TWiki:Main/ChristianLudwig, kindly request you to test this and let me know.

-- SopanShewale - 14 Jul 2008

Thanks for this fix Sopan. And thanks to Christian for a very good bug report.

Setting to Waiting for Release.

-- KennethLavrsen - 15 Jul 2008

The fix works for me. Thank you.

-- TWiki:Main.ChristianLudwig - 15 Jul 2008

But breaks 9 unit tests

-- TWiki:Main.KennethLavrsen - 16 Jul 2008

Because of the if … elseif … else construction there are now two completely different branches handling URLs. In the second branch (elsif) the RemovePortNumber config variable and the GetScriptUrlFromCGI config variable are both ignored and there is no localhost test.

Perhaps it's better to think about fixing the first regular expression (in the if) instead of opening more branches. But for fixing the reg exp some hints are needed what this reg exp should match and what not.

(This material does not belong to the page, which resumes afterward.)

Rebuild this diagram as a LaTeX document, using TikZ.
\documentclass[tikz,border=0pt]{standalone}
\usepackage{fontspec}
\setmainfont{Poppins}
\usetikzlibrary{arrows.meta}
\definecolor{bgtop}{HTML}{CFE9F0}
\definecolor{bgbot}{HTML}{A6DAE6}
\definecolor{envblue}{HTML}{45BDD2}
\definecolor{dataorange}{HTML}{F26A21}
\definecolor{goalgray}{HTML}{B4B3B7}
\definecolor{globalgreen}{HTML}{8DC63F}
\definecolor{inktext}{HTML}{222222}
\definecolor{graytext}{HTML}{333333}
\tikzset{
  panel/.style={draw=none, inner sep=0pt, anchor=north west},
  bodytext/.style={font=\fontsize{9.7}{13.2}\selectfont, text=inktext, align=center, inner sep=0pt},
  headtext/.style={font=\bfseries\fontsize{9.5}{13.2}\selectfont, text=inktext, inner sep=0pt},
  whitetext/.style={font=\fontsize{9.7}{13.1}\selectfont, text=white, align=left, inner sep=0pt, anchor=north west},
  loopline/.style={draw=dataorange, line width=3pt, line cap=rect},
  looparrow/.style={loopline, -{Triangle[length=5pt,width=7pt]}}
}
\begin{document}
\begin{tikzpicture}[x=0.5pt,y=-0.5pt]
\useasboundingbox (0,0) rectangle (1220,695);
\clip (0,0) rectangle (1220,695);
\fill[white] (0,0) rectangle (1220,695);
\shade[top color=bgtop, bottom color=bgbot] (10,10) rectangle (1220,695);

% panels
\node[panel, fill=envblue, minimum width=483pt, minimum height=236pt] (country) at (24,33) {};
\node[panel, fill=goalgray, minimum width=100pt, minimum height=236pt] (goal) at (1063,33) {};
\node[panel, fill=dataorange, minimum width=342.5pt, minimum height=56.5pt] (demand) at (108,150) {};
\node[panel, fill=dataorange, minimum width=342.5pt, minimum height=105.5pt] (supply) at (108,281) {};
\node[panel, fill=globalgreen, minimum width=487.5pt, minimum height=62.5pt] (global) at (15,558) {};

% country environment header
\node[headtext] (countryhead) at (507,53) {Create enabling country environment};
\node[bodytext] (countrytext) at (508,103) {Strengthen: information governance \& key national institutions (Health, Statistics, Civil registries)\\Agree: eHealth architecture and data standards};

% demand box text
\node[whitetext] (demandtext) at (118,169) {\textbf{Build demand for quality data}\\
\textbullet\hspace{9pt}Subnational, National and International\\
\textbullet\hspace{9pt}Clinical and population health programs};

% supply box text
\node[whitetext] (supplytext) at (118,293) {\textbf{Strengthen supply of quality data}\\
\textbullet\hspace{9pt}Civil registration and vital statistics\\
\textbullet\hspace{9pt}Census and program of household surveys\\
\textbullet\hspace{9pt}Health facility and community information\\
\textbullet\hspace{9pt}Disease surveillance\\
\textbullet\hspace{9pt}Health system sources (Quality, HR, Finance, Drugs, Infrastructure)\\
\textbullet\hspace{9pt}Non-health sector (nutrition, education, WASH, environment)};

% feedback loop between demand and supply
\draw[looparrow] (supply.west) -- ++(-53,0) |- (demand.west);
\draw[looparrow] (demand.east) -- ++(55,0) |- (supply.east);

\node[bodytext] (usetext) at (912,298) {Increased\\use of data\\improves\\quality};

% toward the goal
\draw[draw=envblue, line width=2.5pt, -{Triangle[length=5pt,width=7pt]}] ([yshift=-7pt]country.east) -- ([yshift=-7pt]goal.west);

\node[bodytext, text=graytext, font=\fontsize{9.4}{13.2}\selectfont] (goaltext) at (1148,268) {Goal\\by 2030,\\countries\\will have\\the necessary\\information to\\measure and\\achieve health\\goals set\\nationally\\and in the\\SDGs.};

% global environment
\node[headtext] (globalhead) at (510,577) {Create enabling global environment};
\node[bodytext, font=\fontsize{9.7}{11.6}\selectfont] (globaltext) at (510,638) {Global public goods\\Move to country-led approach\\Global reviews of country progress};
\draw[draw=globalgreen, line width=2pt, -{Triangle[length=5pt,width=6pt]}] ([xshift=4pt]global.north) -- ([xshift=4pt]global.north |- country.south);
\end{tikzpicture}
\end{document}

-- TWiki:Main.ChristianLudwig - 17 Jul 2008

its actually better to use the url processing CPAN library - i didn't when I last poked the url parsing code because we try to avoid external dependancies, but I suspect it'd be safer to do so - perhaps by including a copy of the .pm in the release.

-- TWiki:Main.SvenDowideit - 17 Jul 2008

But what is the code line supposed to do? That has nothing to do with CPAN libs.

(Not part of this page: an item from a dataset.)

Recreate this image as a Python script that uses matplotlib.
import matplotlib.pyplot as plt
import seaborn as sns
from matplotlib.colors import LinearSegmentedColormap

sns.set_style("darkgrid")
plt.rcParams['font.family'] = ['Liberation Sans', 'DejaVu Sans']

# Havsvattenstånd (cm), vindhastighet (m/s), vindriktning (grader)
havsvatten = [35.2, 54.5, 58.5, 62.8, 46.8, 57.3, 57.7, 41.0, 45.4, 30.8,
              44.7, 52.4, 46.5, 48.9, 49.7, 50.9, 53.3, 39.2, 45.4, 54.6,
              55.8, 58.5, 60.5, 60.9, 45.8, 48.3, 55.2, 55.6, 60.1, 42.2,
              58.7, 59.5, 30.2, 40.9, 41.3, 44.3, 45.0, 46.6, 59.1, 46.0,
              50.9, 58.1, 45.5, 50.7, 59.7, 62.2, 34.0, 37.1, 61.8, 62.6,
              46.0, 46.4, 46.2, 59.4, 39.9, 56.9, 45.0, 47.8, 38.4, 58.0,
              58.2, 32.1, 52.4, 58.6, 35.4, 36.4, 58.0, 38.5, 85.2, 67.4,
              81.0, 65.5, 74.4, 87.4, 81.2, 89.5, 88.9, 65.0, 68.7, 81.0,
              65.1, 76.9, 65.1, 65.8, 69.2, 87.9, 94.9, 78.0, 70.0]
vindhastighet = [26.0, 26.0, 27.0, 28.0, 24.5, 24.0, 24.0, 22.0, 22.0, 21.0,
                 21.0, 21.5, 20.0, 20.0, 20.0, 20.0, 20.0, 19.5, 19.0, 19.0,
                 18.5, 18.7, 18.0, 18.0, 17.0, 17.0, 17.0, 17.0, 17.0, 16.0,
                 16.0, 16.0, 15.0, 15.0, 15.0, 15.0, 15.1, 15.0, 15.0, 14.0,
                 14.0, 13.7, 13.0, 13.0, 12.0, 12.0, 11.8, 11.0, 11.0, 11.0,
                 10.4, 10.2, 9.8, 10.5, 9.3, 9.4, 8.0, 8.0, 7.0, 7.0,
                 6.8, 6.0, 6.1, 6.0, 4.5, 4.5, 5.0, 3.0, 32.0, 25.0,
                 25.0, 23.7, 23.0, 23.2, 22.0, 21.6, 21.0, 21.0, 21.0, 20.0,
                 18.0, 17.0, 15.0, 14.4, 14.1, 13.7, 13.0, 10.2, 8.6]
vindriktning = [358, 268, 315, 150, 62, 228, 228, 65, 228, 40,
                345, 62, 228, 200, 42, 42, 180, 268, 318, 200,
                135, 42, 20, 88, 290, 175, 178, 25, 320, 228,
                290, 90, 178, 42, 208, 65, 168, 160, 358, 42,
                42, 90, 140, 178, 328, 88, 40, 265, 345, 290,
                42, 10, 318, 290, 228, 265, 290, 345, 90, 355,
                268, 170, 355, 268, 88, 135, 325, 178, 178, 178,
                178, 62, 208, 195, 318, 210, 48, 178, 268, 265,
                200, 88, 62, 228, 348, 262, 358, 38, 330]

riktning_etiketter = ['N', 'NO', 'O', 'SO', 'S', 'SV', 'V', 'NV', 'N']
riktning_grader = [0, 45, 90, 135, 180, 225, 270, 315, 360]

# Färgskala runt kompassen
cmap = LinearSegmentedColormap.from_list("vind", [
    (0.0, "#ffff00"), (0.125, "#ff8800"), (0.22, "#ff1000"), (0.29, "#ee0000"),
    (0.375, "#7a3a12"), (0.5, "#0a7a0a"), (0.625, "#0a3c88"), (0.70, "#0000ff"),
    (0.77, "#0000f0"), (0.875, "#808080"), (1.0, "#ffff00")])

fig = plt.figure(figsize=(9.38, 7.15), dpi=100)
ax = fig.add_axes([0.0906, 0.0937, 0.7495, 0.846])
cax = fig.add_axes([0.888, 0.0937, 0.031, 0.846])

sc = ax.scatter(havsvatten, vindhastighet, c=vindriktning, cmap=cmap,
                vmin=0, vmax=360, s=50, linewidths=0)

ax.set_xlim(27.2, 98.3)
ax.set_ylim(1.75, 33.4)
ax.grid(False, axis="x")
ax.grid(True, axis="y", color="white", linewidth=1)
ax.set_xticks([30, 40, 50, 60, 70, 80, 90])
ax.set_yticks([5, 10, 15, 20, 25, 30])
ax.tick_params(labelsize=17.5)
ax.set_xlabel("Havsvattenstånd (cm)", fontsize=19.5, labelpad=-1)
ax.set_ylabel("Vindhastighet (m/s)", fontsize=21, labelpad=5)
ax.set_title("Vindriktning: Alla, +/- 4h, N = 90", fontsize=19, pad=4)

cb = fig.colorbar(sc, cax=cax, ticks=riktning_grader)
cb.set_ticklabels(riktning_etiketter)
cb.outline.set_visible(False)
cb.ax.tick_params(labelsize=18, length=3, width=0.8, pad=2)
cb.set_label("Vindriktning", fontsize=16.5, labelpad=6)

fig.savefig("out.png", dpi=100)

We need the spec for what the original programmer intended this code to do.

-- TWiki:Main.KennethLavrsen - 17 Jul 2008

Sorry, it seems obvious to me that the regex is intended to extract $this->{urlHost} = $1;.

Why its done this way is robably due to where the code started from, and the sequence of bugs that were found and fixed in it.

doesn't change the fact that hand parsing url's using a regex is a risky thing to do when there are well tested libraries that are known to do it well.

-- TWiki:Main.SvenDowideit - 17 Jul 2008

Christian for sure understood at that low level what the code is doing.

Take a step back and tell us what the code is supposed to do

As Christian writes: "I know this bug is now four month old, but I cannot suggest a patch, because I do not know the intention of the code"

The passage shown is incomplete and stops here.